Since all homeowners must insure their homes, the time will come for you to either acquire homeowners insurance or renew your policy. The insurance company may request a special inspection for your home to determine the risk of insuring it. Trident Inspection Group offers these inspections, known as home insurance inspections, that will help you keep your home safeguarded. Now, let us explore the particulars of these inspections and provide you with some valuable insights.
What Is a Home Insurance Inspection?
Insurance companies don’t always mandate inspections, but they may require one if you reside in an older home, are switching insurance providers, cannot determine the replacement value of specific components, or more than a decade has passed since your last inspection.
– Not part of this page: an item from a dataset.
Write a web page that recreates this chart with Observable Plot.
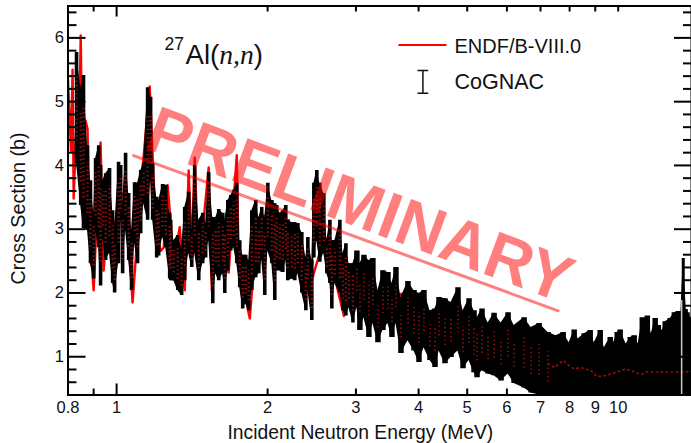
<!DOCTYPE html>
<html><head><meta charset="utf-8">
<script src="https://cdn.jsdelivr.net/npm/d3@7"></script>
<script src="https://cdn.jsdelivr.net/npm/@observablehq/plot@0.6"></script>
<style>html,body{margin:0;padding:0;background:#fff}svg{display:block}</style>
</head><body><div id="c"></div>
<script>
// CoGNAC points: energy (MeV), upper and lower end of the error bar (b)
const energy = [0.832,0.848,0.859,0.875,0.887,0.900,0.908,0.921,0.929,0.938,0.951,0.968,0.982,0.991,1.009,1.019,1.028,1.042,1.057,1.071,1.086,1.101,1.117,1.132,1.153,1.169,1.180,1.202,1.213,1.235,1.253,1.276,1.282,1.300,1.324,1.348,1.367,1.392,1.412,1.431,1.458,1.485,1.505,1.526,1.555,1.576,1.598,1.628,1.643,1.666,1.689,1.712,1.736,1.760,1.784,1.809,1.834,1.860,1.894,1.921,1.947,1.974,2.002,2.039,2.067,2.086,2.115,2.145,2.174,2.194,2.235,2.266,2.298,2.340,2.384,2.406,2.450,2.473,2.507,2.542,2.589,2.625,2.662,2.686,2.723,2.787,2.826,2.865,2.905,2.959,3.013,3.055,3.112,3.184,3.243,3.319,3.396,3.475,3.539,3.605,3.689,3.809,3.916,4.007,4.100,4.215,4.313,4.393,4.516,4.642,4.793,4.905,5.042,5.159,5.231,5.352,5.502,5.656,5.841,6.032,6.200,6.493,6.704,6.955,7.249,7.520,7.767,7.983,8.170,8.321,8.554,8.793,8.958,9.207,9.379,9.640,9.773,9.955,10.09,10.37,10.57,10.76,10.96,11.17,11.27,11.43,11.64,11.85,12.02,12.24,12.41,12.70,12.94,13.18,13.30,13.48,13.67,13.79,13.99];
const upper = [5.77,5.22,5.41,4.31,3.76,3.26,4.11,4.31,4.00,3.76,3.87,3.95,3.29,2.98,4.05,4.00,3.40,4.19,3.56,2.98,3.73,3.72,3.92,4.03,5.22,5.07,4.03,3.50,3.45,3.70,3.69,3.25,3.14,2.82,2.90,2.71,3.34,3.58,2.98,4.00,3.14,3.25,3.09,3.89,3.18,3.18,3.31,3.25,3.14,3.45,3.53,3.61,3.72,2.82,2.59,2.59,2.51,3.29,3.45,3.18,3.34,3.18,3.72,3.45,3.40,3.37,3.25,3.29,3.37,3.14,3.10,3.10,3.09,2.95,2.55,2.87,2.51,3.72,3.92,3.72,3.56,2.82,3.14,2.82,2.82,3.14,2.62,2.77,2.46,2.46,2.66,2.46,2.59,2.51,2.54,2.04,2.35,2.32,2.15,2.40,1.93,2.18,2.04,1.99,2.04,1.72,1.75,1.93,1.91,1.85,2.08,1.72,1.91,1.72,1.61,1.75,1.53,1.68,1.53,1.69,1.49,1.61,1.46,1.52,1.38,1.33,1.38,1.22,1.42,1.28,1.36,1.41,1.22,1.41,1.14,1.30,1.20,1.38,1.42,1.20,1.30,1.33,1.20,1.61,1.30,1.64,1.36,1.60,1.49,1.41,1.55,1.60,1.69,1.71,1.49,2.54,1.74,1.69,1.60];
const lower = [4.03,3.37,3.01,2.98,2.46,2.22,2.98,2.71,2.11,2.87,2.51,2.62,2.15,2.00,2.46,3.14,2.30,2.98,2.51,2.04,2.77,2.46,2.93,3.40,3.14,3.76,3.14,2.55,2.58,2.87,2.71,2.22,2.19,2.19,2.04,1.96,2.19,2.62,2.40,2.62,2.19,2.46,2.55,2.82,1.83,2.30,2.19,2.30,1.99,2.35,2.66,2.71,2.46,2.08,1.75,1.83,1.72,2.04,2.24,2.30,2.51,1.96,2.66,2.46,1.88,2.35,2.35,2.32,2.51,2.19,2.22,2.19,2.30,2.00,1.72,2.04,1.57,2.55,2.82,2.48,2.62,2.30,2.15,1.75,2.15,2.00,1.72,1.64,1.77,1.53,1.77,1.41,1.61,1.30,1.52,1.22,1.41,1.52,1.30,1.52,1.05,1.25,1.09,0.91,1.14,0.94,0.83,1.09,0.89,0.99,1.09,0.81,0.94,0.75,0.67,0.78,0.73,0.70,0.62,0.73,0.58,0.51,0.43,0.40,0.30,0.30,0.30,0.30,0.30,0.30,0.30,0.30,0.30,0.30,0.30,0.30,0.30,0.30,0.30,0.30,0.30,0.30,0.30,0.30,0.30,0.30,0.30,0.30,0.30,0.30,0.30,0.30,0.30,0.30,0.30,0.30,0.30,0.30,0.30];
// ENDF/B-VIII.0 evaluation
const endfEnergy = [0.80,0.811,0.817,0.821,0.832,0.840,0.848,0.855,0.867,0.875,0.883,0.900,0.916,0.929,0.942,0.970,0.982,1.009,1.042,1.076,1.117,1.164,1.196,1.224,1.241,1.264,1.300,1.336,1.367,1.392,1.412,1.431,1.458,1.526,1.548,1.562,1.628,1.673,1.736,1.752,1.843,1.903,2.048,2.125,2.204,2.330,2.450,2.600,2.839,3.000,3.370,3.706,4.050,4.642,5.231,5.500,5.840,6.200,6.490,6.700,6.955,7.250,7.470,7.770,7.980,8.170,8.440,8.830,9.040,9.250,9.680,10.37,11.12,11.37,12.19,13.36,14.0];
const endfValue = [5.36,4.23,5.50,3.48,4.70,3.92,6.04,3.92,4.70,4.58,2.98,2.04,3.45,4.36,2.35,3.45,2.82,3.45,3.60,1.85,3.61,5.24,3.06,2.66,2.71,3.69,2.51,3.03,2.04,3.92,2.66,4.12,2.35,3.97,2.04,3.14,2.43,2.32,4.16,2.43,1.60,2.98,3.42,2.35,3.14,2.40,2.20,2.90,1.64,2.20,1.88,1.99,1.41,1.25,1.33,1.17,1.33,1.25,1.17,1.09,1.05,0.89,0.83,0.94,0.86,0.81,0.83,0.78,0.70,0.69,0.73,0.81,0.72,0.76,0.76,0.76,0.77];

const xMajor = [1];
const xMinor = [0.9,2,3,4,5,6,7,8,9,10];
const xLabels = [0.8,1,2,3,4,5,6,7,8,9,10];
const yMajor = [1,2,3,4,5,6];
const yMinor = [0.6,0.8,1.2,1.4,1.6,1.8,2.2,2.4,2.6,2.8,3.2,3.4,3.6,3.8,4.2,4.4,4.6,4.8,5.2,5.4,5.6,5.8,6.2,6.4];

const stampLineE = [1.081,7.59];
const stampLineY = [4.155,1.72];
const legendLineE = [3.66,4.53];
const legendLineY = [5.89,5.89];
const legendBarE = [4.08,4.08];
const legendBarY = [5.49,5.13];
const legendCapE = [3.99,4.17];
const lastGapE = 13.38;

const pts = energy.map((e,i)=>({e,hi:upper[i],lo:lower[i]}));
const endf = endfEnergy.map((e,i)=>({e,v:endfValue[i]}));
const sans = "'Liberation Sans',Arial,sans-serif";
const serif = "'Liberation Serif','Times New Roman',serif";

// text placed by page pixel, measured from the frame's top-left corner
const L = 67.5, T = 5.5;
const label = (s,px,py,o={}) => Plot.text([s],{text:d=>d,frameAnchor:"top-left",dx:px-L,dy:py-T,lineAnchor:"bottom",textAnchor:"start",fontFamily:sans,fill:"#111",...o});
const xTicks = (vals,a,b) => Plot.ruleX(vals,{y1:a,y2:b,stroke:"#000",strokeWidth:2});
const ladder = (rows,f,c,w) => Plot.ruleX(rows,{x:"e",y1:d=>d.lo+f*(d.hi-d.lo),y2:d=>d.hi-f*(d.hi-d.lo),stroke:c,strokeWidth:w,strokeDasharray:"1.4,2.8",clip:true});

const plot = Plot.plot({
  width:691,height:443,marginLeft:L,marginRight:0,marginTop:T,marginBottom:48.5,
  style:{fontFamily:sans,background:"#fff",overflow:"hidden"},
  x:{type:"log",domain:[0.8,14],axis:null},
  y:{domain:[0.4,6.5]},
  marks:[
    Plot.line(endf,{x:"e",y:"v",stroke:"#ff0000",strokeWidth:2.4,clip:true}),
    Plot.areaY(pts,{x:"e",y1:"lo",y2:"hi",fill:"#000",clip:true}),
    Plot.ruleX(pts.filter(d=>d.e<3),{x:"e",y1:"lo",y2:"hi",stroke:"#000",strokeWidth:3.6,clip:true}),
    Plot.ruleX(pts.filter(d=>d.e>=3&&d.e<13.4),{x:"e",y1:"lo",y2:"hi",stroke:"#000",strokeWidth:5.5,clip:true}),
    Plot.ruleX(pts.filter(d=>d.e>=13.4),{x:"e",y1:"lo",y2:"hi",stroke:"#000",strokeWidth:3,clip:true}),
    ladder(pts.filter(d=>d.e<3),0.2,"#8f1010",2.4),
    ladder(pts.filter(d=>d.e>=3&&d.e<7.4),0.28,"#7a0c0c",2),
    Plot.line(endf.filter(d=>d.e>=7.2),{x:"e",y:"v",stroke:"#8f1010",strokeWidth:1.6,strokeDasharray:"1.5,3.5",clip:true}),
    Plot.ruleX([lastGapE],{y1:0.4,y2:1.88,stroke:"#c8c8c8",strokeWidth:1.5}),

    Plot.axisY(yMajor,{anchor:"left",tickSize:-18,strokeWidth:2,text:null,label:null}),
    Plot.axisY(yMinor,{anchor:"left",tickSize:-9,strokeWidth:2,text:null,label:null}),
    Plot.axisY(yMajor,{anchor:"right",tickSize:-18,strokeWidth:2,text:null,label:null}),
    Plot.axisY(yMinor,{anchor:"right",tickSize:-9,strokeWidth:2,text:null,label:null}),
    xTicks(xMajor,0.4,0.573),
    xTicks(xMinor,0.4,0.494),
    xTicks(xMajor,6.5,6.327),
    xTicks(xMinor,6.5,6.406),
    Plot.text(xLabels,{x:d=>d,text:d=>String(d),frameAnchor:"bottom",dy:12.5,lineAnchor:"middle",fontSize:16.5,fill:"#111",fontFamily:sans}),
    Plot.axisY(yMajor,{anchor:"left",tickSize:0,tickPadding:4,fontSize:16.5,tickFormat:d=>String(d),label:null,fill:"#111"}),
    Plot.frame({stroke:"#000",strokeWidth:2}),

    label("Incident Neutron Energy (MeV)",227,438,{fontSize:19.3}),
    Plot.text(["Cross Section (b)"],{text:d=>d,frameAnchor:"top-left",dx:24-L,dy:208-T,rotate:-90,lineAnchor:"bottom",textAnchor:"middle",fontFamily:sans,fontSize:19.7,fill:"#111"}),

    label("27",164,49,{fontSize:17.5}),
    label("Al(",185,63,{fontSize:27.6}),
    label("n,n",218.7,63,{fontSize:27.6,fontFamily:serif,fontStyle:"italic"}),
    label(")",253.2,63,{fontSize:27.6}),

    Plot.line(legendLineE.map((e,i)=>({e,v:legendLineY[i]})),{x:"e",y:"v",stroke:"#ff0000",strokeWidth:2}),
    label("ENDF/B-VIII.0",454,52.5,{fontSize:20}),
    Plot.line(legendBarE.map((e,i)=>({e,v:legendBarY[i]})),{x:"e",y:"v",stroke:"#111",strokeWidth:1.5}),
    Plot.line(legendCapE.map(e=>({e,v:legendBarY[0]})),{x:"e",y:"v",stroke:"#111",strokeWidth:1.5}),
    Plot.line(legendCapE.map(e=>({e,v:legendBarY[1]})),{x:"e",y:"v",stroke:"#111",strokeWidth:1.5}),
    label("CoGNAC",454,88.5,{fontSize:21.5}),

    Plot.line(stampLineE.map((e,i)=>({e,v:stampLineY[i]})),{x:"e",y:"v",stroke:"#ff0000",strokeOpacity:0.5,strokeWidth:3}),
    label("PRELIMINARY",142,147,{fontSize:65.4,fontWeight:"bold",fill:"#ff0000",fillOpacity:0.5,rotate:20.35})
  ]
});
document.getElementById("c").appendChild(plot);
</script></body></html>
The home insurance inspection could be a certified inspector driving by your property to evaluate the exterior, or it might be an interior evaluation of your home. Keep in mind that these inspections are not as extensive as the comprehensive home inspections that take place during a real estate transaction but instead provide a snapshot of your property’s condition. If your home requires an insurance inspection, it will typically occur within a few weeks of the start of your policy.
How Can You Prepare for the Inspection?
The best way to prepare your home for the inspection is to check areas around your property before the inspector does and address any outstanding plumbing, electrical, and HVAC issues. You should search for evidence of a pest infestation and any water damage in your attic and basement walls and ceilings, as well as for mild and mildew. Check your roof, chimney, and gutters, clearing debris and making small repairs as necessary. Lastly, verify that all safety measures, such as smoke and carbon monoxide detectors, are operable with working batteries.
What Does a Home Insurance Inspector Look For?
The inspector will prioritize the major components of the home, including the plumbing, electrical, and HVAC, but they could check safety features as well. The inspector will search for any red flags that could result in the filing of a claim, like water damage, structural cracks, rot or decay, pest infestations, mold or mildew, or inadequate ventilation. They will assess whether your home is free of any visible signs of damage and safety risks inside and out. While the inspector is at your residence, they may also verify items that can qualify for policy discounts, such as security systems.
What Happens After the Insurance Inspection?
Initially, you will be covered under a tentative policy while your insurance provider awaits and assesses the inspection results. After your inspection, the insurance provider will determine whether they will make any changes to your policy based on the inspector’s findings. Your rate may increase based on uncovered liabilities or a steeper replacement value. On the other hand, they may lower your rate if you made any improvements like a roof replacement. While the company could choose to cancel your policy, they would likely allow you to repair the issues within a deadline first.
What Should You Do if Your Policy is Cancelled?
Before you even initiate the homeowner’s insurance process, it would be wise to address any issues with your house that could hinder your coverage. If your home insurance inspection does not result in a favorable outcome, it’s not too late to remedy the situation. You should make all of the recommended repairs and then apply for another policy. Just be sure to secure your coverage before the cancellation date to avoid a lapse in your insurance.